Magazine

ESF-3 en de controle op loonverletkosten

Een aantal knelpunten in de ESF-controle wordt (nog) niet door alle controlerend accountants onderkend. Dit kan leiden tot onterecht goedkeurende accountantsverklaringen, met het risico van het vervallen van de subsidie. De meeste projecten voor de huidige subsidieperiode (2000-2006) lopen de komende anderhalf jaar af. Het juiste moment dus om deze punten aan de orde te stellen.

Dit artikel is verschenen in de Accountant nr. 3, 2006

Bekijk alle artikelen uit dit nummer

» Download dit artikel in pdf

René Koffeman en Anne Kroezen

Binnen de Subsidie regeling ESF-3 is het mogelijk om loon verletkosten als subsidiabele kosten op te nemen. Ze moeten dan verantwoord worden op basis van ‘daadwerkelijk verrichte uitgaven’. Loonverletkosten zijn de loonkosten, gebaseerd op de werkelijk aan de cursus bestede uren, die hebben geleid tot een vermindering van de werkbare uren voor de werkgever.

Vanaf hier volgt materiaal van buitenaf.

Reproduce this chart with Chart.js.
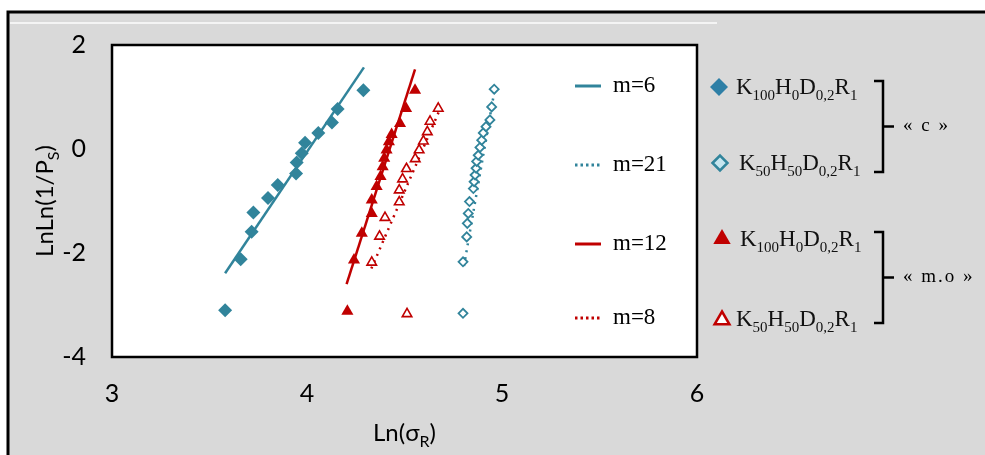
<!DOCTYPE html>
<html>
<head>
<meta charset="utf-8">
<script src="https://cdn.jsdelivr.net/npm/chart.js@4.4.1/dist/chart.umd.min.js"></script>
<style>
  html, body { margin: 0; padding: 0; background: #fff; }
  canvas { display: block; }
</style>
</head>
<body>
<canvas id="chart" width="985" height="455"></canvas>
<script>
// axis ticks
const xTicks = [3, 4, 5, 6];
const yTicks = [-4, -2, 0, 2];

// « c »  K100H0D0,2R1 (filled diamonds)
const cFullX = [3.58, 3.66, 3.716, 3.725, 3.80, 3.85, 3.944, 3.947, 3.973, 3.99, 4.058, 4.128, 4.157, 4.289];
const cFullY = [-3.10, -2.12, -1.59, -1.22, -0.94, -0.69, -0.47, -0.26, -0.08, 0.12, 0.31, 0.51, 0.77, 1.13];

// « c »  K50H50D0,2R1 (open diamonds)
const cHalfX = [4.80, 4.80, 4.819, 4.822, 4.827, 4.833, 4.853, 4.857, 4.862, 4.867, 4.87, 4.878, 4.887, 4.896, 4.904, 4.918, 4.938, 4.947, 4.96];
const cHalfY = [-3.16, -2.17, -1.69, -1.43, -1.24, -1.01, -0.76, -0.63, -0.50, -0.37, -0.24, -0.12, 0.03, 0.17, 0.31, 0.43, 0.56, 0.81, 1.15];

// « m.o »  K100H0D0,2R1 (filled triangles)
const moFullX = [4.207, 4.241, 4.281, 4.332, 4.332, 4.357, 4.377, 4.388, 4.396, 4.408, 4.42, 4.434, 4.477, 4.508, 4.554];
const moFullY = [-3.12, -2.135, -1.62, -1.24, -0.98, -0.72, -0.53, -0.34, -0.18, -0.02, 0.14, 0.28, 0.49, 0.78, 1.13];

// « m.o »  K50H50D0,2R1 (open triangles)
const moHalfX = [4.513, 4.332, 4.372, 4.40, 4.473, 4.473, 4.49, 4.51, 4.555, 4.575, 4.597, 4.617, 4.631, 4.673];
const moHalfY = [-3.17, -2.18, -1.68, -1.32, -1.02, -0.79, -0.58, -0.38, -0.19, -0.02, 0.15, 0.33, 0.53, 0.78];

// Weibull fit lines (end points)
const fit6X = [3.58, 4.292];   const fit6Y = [-2.39, 1.57];
const fit21X = [4.805, 4.965]; const fit21Y = [-2.25, 1.2];
const fit12X = [4.203, 4.554]; const fit12Y = [-2.60, 1.53];
const fit8X = [4.33, 4.68];    const fit8Y = [-2.3, 0.75];

const fitLabels = ['m=6', 'm=21', 'm=12', 'm=8'];
const groupLabels = ['« c »', '« m.o »'];

const BLUE = '#31849b';
const RED = '#c00000';
const SANS = 'Lato, "Open Sans", sans-serif';
const SERIF = '"Liberation Serif", "DejaVu Serif", serif';

const pts = (xs, ys) => xs.map((x, i) => ({ x: x, y: ys[i] }));

function lineSet(xs, ys, color, dash) {
    return {
        type: 'line',
        data: pts(xs, ys),
        borderColor: color,
        borderWidth: 2.5,
        borderDash: dash,
        pointRadius: 0,
        fill: false,
        order: 2
    };
}

// draws text with subscripts: parts = [[text, isSub], ...]
function subText(ctx, parts, x, y, size, subSize, family, align) {
    const w = parts.map(p => {
        ctx.font = (p[1] ? subSize : size) + 'px ' + family;
        return ctx.measureText(p[0]).width;
    });
    const total = w.reduce((a, b) => a + b, 0);
    let cx = align === 'center' ? x - total / 2 : x;
    ctx.textAlign = 'left';
    ctx.textBaseline = 'alphabetic';
    parts.forEach((p, i) => {
        ctx.font = (p[1] ? subSize : size) + 'px ' + family;
        ctx.fillText(p[0], cx, p[1] ? y + size * 0.24 : y);
        cx += w[i];
    });
}

function diamond(ctx, x, y, r, fill, stroke) {
    ctx.beginPath();
    ctx.moveTo(x - r, y); ctx.lineTo(x, y - r); ctx.lineTo(x + r, y); ctx.lineTo(x, y + r);
    ctx.closePath();
    ctx.fillStyle = fill; ctx.fill();
    if (stroke) { ctx.strokeStyle = stroke; ctx.lineWidth = 2.5; ctx.stroke(); }
}

function triangle(ctx, x, y, r, fill, stroke) {
    ctx.beginPath();
    ctx.moveTo(x, y - r);
    ctx.lineTo(x + r * 0.87, y + r * 0.5);
    ctx.lineTo(x - r * 0.87, y + r * 0.5);
    ctx.closePath();
    ctx.fillStyle = fill; ctx.fill();
    if (stroke) { ctx.strokeStyle = stroke; ctx.lineWidth = 2.5; ctx.stroke(); }
}

const decor = {
    id: 'decor',
    beforeDraw(chart) {
        const ctx = chart.ctx, a = chart.chartArea;
        ctx.save();
        ctx.fillStyle = '#d9d9d9';
        ctx.fillRect(8, 12, 990, 450);
        ctx.strokeStyle = '#000';
        ctx.lineWidth = 3;
        ctx.strokeRect(8, 12, 990, 450);
        ctx.strokeStyle = '#f4f4f4';
        ctx.lineWidth = 2;
        ctx.beginPath(); ctx.moveTo(10, 23); ctx.lineTo(717, 23); ctx.stroke();
        ctx.fillStyle = '#fff';
        ctx.fillRect(a.left, a.top, a.right - a.left, a.bottom - a.top);
        ctx.restore();
    },
    afterDraw(chart) {
        const ctx = chart.ctx, a = chart.chartArea;
        ctx.save();
        ctx.strokeStyle = '#000';
        ctx.lineWidth = 2.5;
        ctx.strokeRect(a.left, a.top, a.right - a.left, a.bottom - a.top);

        // axis titles
        ctx.fillStyle = '#000';
        subText(ctx, [['Ln(σ', false], ['R', true], [')', false]], (a.left + a.right) / 2, 441, 24, 16, SANS, 'center');
        ctx.save();
        ctx.translate(53, (a.top + a.bottom) / 2);
        ctx.rotate(-Math.PI / 2);
        subText(ctx, [['LnLn(1/P', false], ['S', true], [')', false]], 0, 0, 24, 16, SANS, 'center');
        ctx.restore();

        // legend inside the plot
        const rowsY = [86, 165, 244, 318];
        const styles = [[BLUE, []], [BLUE, [2.5, 3]], [RED, []], [RED, [2.5, 3]]];
        rowsY.forEach((yy, i) => {
            ctx.strokeStyle = styles[i][0];
            ctx.setLineDash(styles[i][1]);
            ctx.lineWidth = 3;
            ctx.beginPath(); ctx.moveTo(575, yy); ctx.lineTo(601, yy); ctx.stroke();
            ctx.setLineDash([]);
            ctx.fillStyle = '#000';
            ctx.font = '23px ' + SERIF;
            ctx.textAlign = 'left';
            ctx.textBaseline = 'middle';
            ctx.fillText(fitLabels[i], 613, yy);
        });

        // legend on the right
        const label = (n1, n2) => [['K', false], [n1, true], ['H', false], [n2, true], ['D', false], ['0,2', true], ['R', false], ['1', true]];
        diamond(ctx, 719, 87, 9, '#2e7fa6');
        diamond(ctx, 720, 163, 7.5, '#c6e6ef', BLUE);
        triangle(ctx, 722, 239, 10, RED);
        triangle(ctx, 722, 320, 8.5, '#fff', RED);
        ctx.fillStyle = '#111';
        subText(ctx, label('100', '0'), 736, 94, 23, 15, SERIF);
        subText(ctx, label('50', '50'), 739, 170, 23, 15, SERIF);
        subText(ctx, label('100', '0'), 740, 246, 23, 15, SERIF);
        subText(ctx, label('50', '50'), 736, 326, 23, 15, SERIF);

        // brackets
        ctx.strokeStyle = '#000';
        ctx.lineWidth = 2.5;
        [[81, 172], [232, 323]].forEach((b, i) => {
            const mid = (b[0] + b[1]) / 2;
            ctx.beginPath();
            ctx.moveTo(874, b[0]); ctx.lineTo(883, b[0]); ctx.lineTo(883, b[1]); ctx.lineTo(874, b[1]);
            ctx.moveTo(883, mid); ctx.lineTo(894, mid);
            ctx.stroke();
            ctx.fillStyle = '#000';
            ctx.font = '19px ' + SERIF;
            ctx.letterSpacing = '2px';
            ctx.textAlign = 'left';
            ctx.textBaseline = 'middle';
            ctx.fillText(groupLabels[i], 903, mid);
            ctx.letterSpacing = '0px';
        });
        ctx.restore();
    }
};

new Chart(document.getElementById('chart'), {
    type: 'scatter',
    data: {
        datasets: [
            { data: pts(cFullX, cFullY), pointStyle: 'rectRot', pointRadius: 7, backgroundColor: BLUE, borderColor: BLUE, borderWidth: 0, order: 1 },
            { data: pts(cHalfX, cHalfY), pointStyle: 'rectRot', pointRadius: 4.5, backgroundColor: '#fff', borderColor: BLUE, borderWidth: 1.8, order: 1 },
            { data: pts(moFullX, moFullY), pointStyle: 'triangle', pointRadius: 7, backgroundColor: RED, borderColor: RED, borderWidth: 0, order: 1 },
            { data: pts(moHalfX, moHalfY), pointStyle: 'triangle', pointRadius: 5.5, backgroundColor: '#fff', borderColor: RED, borderWidth: 1.6, order: 1 },
            lineSet(fit6X, fit6Y, BLUE, []),
            lineSet(fit21X, fit21Y, BLUE, [2, 5]),
            lineSet(fit12X, fit12Y, RED, []),
            lineSet(fit8X, fit8Y, RED, [2, 5])
        ]
    },
    options: {
        responsive: false,
        animation: false,
        layout: { padding: { left: 8, right: 288, top: 45, bottom: 0 } },
        plugins: { legend: { display: false }, tooltip: { enabled: false } },
        scales: {
            x: {
                type: 'linear', min: 3, max: 6,
                afterBuildTicks: s => { s.ticks = xTicks.map(v => ({ value: v })); },
                afterFit: s => { s.height = 98; },
                ticks: { font: { family: SANS, size: 25 }, color: '#000', padding: 22 },
                grid: { display: false, drawTicks: false },
                border: { display: false }
            },
            y: {
                min: -4, max: 2,
                afterBuildTicks: s => { s.ticks = yTicks.map(v => ({ value: v })); },
                afterFit: s => { s.width = 104; },
                ticks: { font: { family: SANS, size: 25 }, color: '#000', padding: 26 },
                grid: { display: false, drawTicks: false },
                border: { display: false }
            }
        }
    },
    plugins: [decor]
});
</script>
</body>
</html>
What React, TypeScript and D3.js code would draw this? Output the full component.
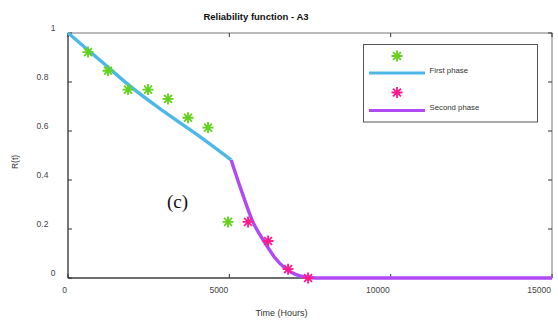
import * as d3 from "d3";

// observed points (hours, reliability)
const firstObsT = [620, 1240, 1860, 2480, 3100, 3720, 4340, 4960];
const firstObsR = [0.922, 0.846, 0.769, 0.769, 0.731, 0.654, 0.614, 0.229];
const secondObsT = [5580, 6200, 6820, 7440];
const secondObsR = [0.229, 0.151, 0.036, 0.0];

// fitted curves
const firstFitT = [0, 1000, 2000, 3000, 4000, 5056];
const firstFitR = [1.0, 0.888, 0.775, 0.677, 0.585, 0.482];
const secondFitT = [5056, 5350, 5730, 6070, 6400, 6720, 7050, 7350, 7700, 15000];
const secondFitR = [0.482, 0.366, 0.229, 0.151, 0.085, 0.041, 0.015, 0.004, 0, 0];

const xTicks = [0, 5000, 10000, 15000];
const yTicks = [0, 0.2, 0.4, 0.6, 0.8, 1];

const W = 558, H = 320;
const margin = { left: 68, right: 6, top: 33, bottom: 42 };

const GREEN = "#62d21a";
const PINK = "#ff1a8e";
const BLUE = "#4cb8e8";
const PURPLE = "#b04af2";
const FONT = "'Liberation Sans', Arial, sans-serif";

function Star({ x, y, color, r = 5.5 }: { x: number; y: number; color: string; r?: number }) {
  const d = r * 0.72;
  return (
    <path
      d={`M${x - r},${y}L${x + r},${y}M${x},${y - r}L${x},${y + r}M${x - d},${y - d}L${x + d},${y + d}M${x - d},${y + d}L${x + d},${y - d}`}
      stroke={color}
      strokeWidth={1.8}
      fill="none"
    />
  );
}

export default function App() {
  const x = d3.scaleLinear().domain([0, 15000]).range([margin.left, W - margin.right]);
  const y = d3.scaleLinear().domain([0, 1]).range([H - margin.bottom, margin.top]);

  const line = d3
    .line<[number, number]>()
    .x((d) => x(d[0]))
    .y((d) => y(d[1]))
    .curve(d3.curveMonotoneX);

  const firstFit = firstFitT.map((t, i) => [t, firstFitR[i]] as [number, number]);
  const secondFit = secondFitT.map((t, i) => [t, secondFitR[i]] as [number, number]);

  const x0 = x.range()[0], x1 = x.range()[1];
  const y0 = y.range()[0], y1 = y.range()[1];

  return (
    <svg
      width={W}
      height={H}
      style={{ position: "absolute", left: 0, top: 0, background: "#fff" }}
      fontFamily={FONT}
    >
      {/* title */}
      <text x={256} y={20} textAnchor="middle" fontSize={9.5} fontWeight="bold" fill="#111">
        Reliability function - A3
      </text>

      {/* box */}
      <rect x={x0} y={y1} width={x1 - x0} height={y0 - y1} fill="none" stroke="#777" strokeWidth={1} />
      <line x1={x0} y1={y1} x2={x0} y2={y0} stroke="#555" strokeWidth={1.3} />
      <line x1={x0} y1={y0} x2={x1} y2={y0} stroke="#555" strokeWidth={1.3} />

      {/* x ticks */}
      {xTicks.map((t) => (
        <g key={"x" + t}>
          <line x1={x(t)} x2={x(t)} y1={y0} y2={y0 - 4} stroke="#333" />
          <line x1={x(t)} x2={x(t)} y1={y1} y2={y1 + 4} stroke="#333" />
          <text x={x(t) - 1} y={293} textAnchor="end" fontSize={8.5} fill="#444">
            {String(t)}
          </text>
        </g>
      ))}

      {/* y ticks */}
      {yTicks.map((v) => {
        const lab = String(v);
        return (
          <g key={"y" + v}>
            <line x1={x0} x2={x0 + 4} y1={y(v)} y2={y(v)} stroke="#333" />
            <line x1={x1} x2={x1 - 4} y1={y(v)} y2={y(v)} stroke="#333" />
            <text x={lab.length > 1 ? 42.5 : 53} y={y(v) - 2} textAnchor="middle" fontSize={8.5} fill="#444">
              {lab}
            </text>
          </g>
        );
      })}

      {/* axis labels */}
      <text x={281.5} y={316} textAnchor="middle" fontSize={9} fill="#333">
        Time (Hours)
      </text>
      <text transform="translate(18,162) rotate(-90)" textAnchor="middle" fontSize={8.5} fill="#333">
        R(t)
      </text>

      {/* curves */}
      <path d={line(firstFit) ?? ""} fill="none" stroke={BLUE} strokeWidth={3.4} />
      <path d={line(secondFit) ?? ""} fill="none" stroke={PURPLE} strokeWidth={3.4} />

      {/* observed */}
      {firstObsT.map((t, i) => (
        <Star key={"g" + i} x={x(t)} y={y(firstObsR[i])} color={GREEN} />
      ))}
      {secondObsT.map((t, i) => (
        <Star key={"p" + i} x={x(t)} y={y(secondObsR[i])} color={PINK} />
      ))}

      {/* panel tag */}
      <text x={177.5} y={208} textAnchor="middle" fontSize={19} fontFamily="'Liberation Serif', 'Times New Roman', serif" fill="#111">
        (c)
      </text>

      {/* legend */}
      <rect x={363.5} y={44.5} width={174} height={77.5} fill="#fff" stroke="#555" strokeWidth={1} />
      <Star x={397} y={56} color={GREEN} />
      <line x1={369} x2={425} y1={73} y2={73} stroke={BLUE} strokeWidth={3} />
      <text x={429.5} y={72.5} fontSize={7.8} fill="#333">First phase</text>
      <Star x={397} y={92.5} color={PINK} />
      <line x1={369} x2={425} y1={110.5} y2={110.5} stroke={PURPLE} strokeWidth={3} />
      <text x={429.5} y={109.5} fontSize={7.8} fill="#333">Second phase</text>
    </svg>
  );
}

Loonverletkosten tijdens opleidingen worden meestal aangetoond door middel van de presentielijsten, salarisstroken en een bankbetaling. Hieruit zou immers blijken dat a. de opleiding door betrokkene is gevolgd (aanwezigheid) en b. betrokkene ook is uitbetaald. In sommige situaties is de vaststelling op deze wijze echter onvoldoende.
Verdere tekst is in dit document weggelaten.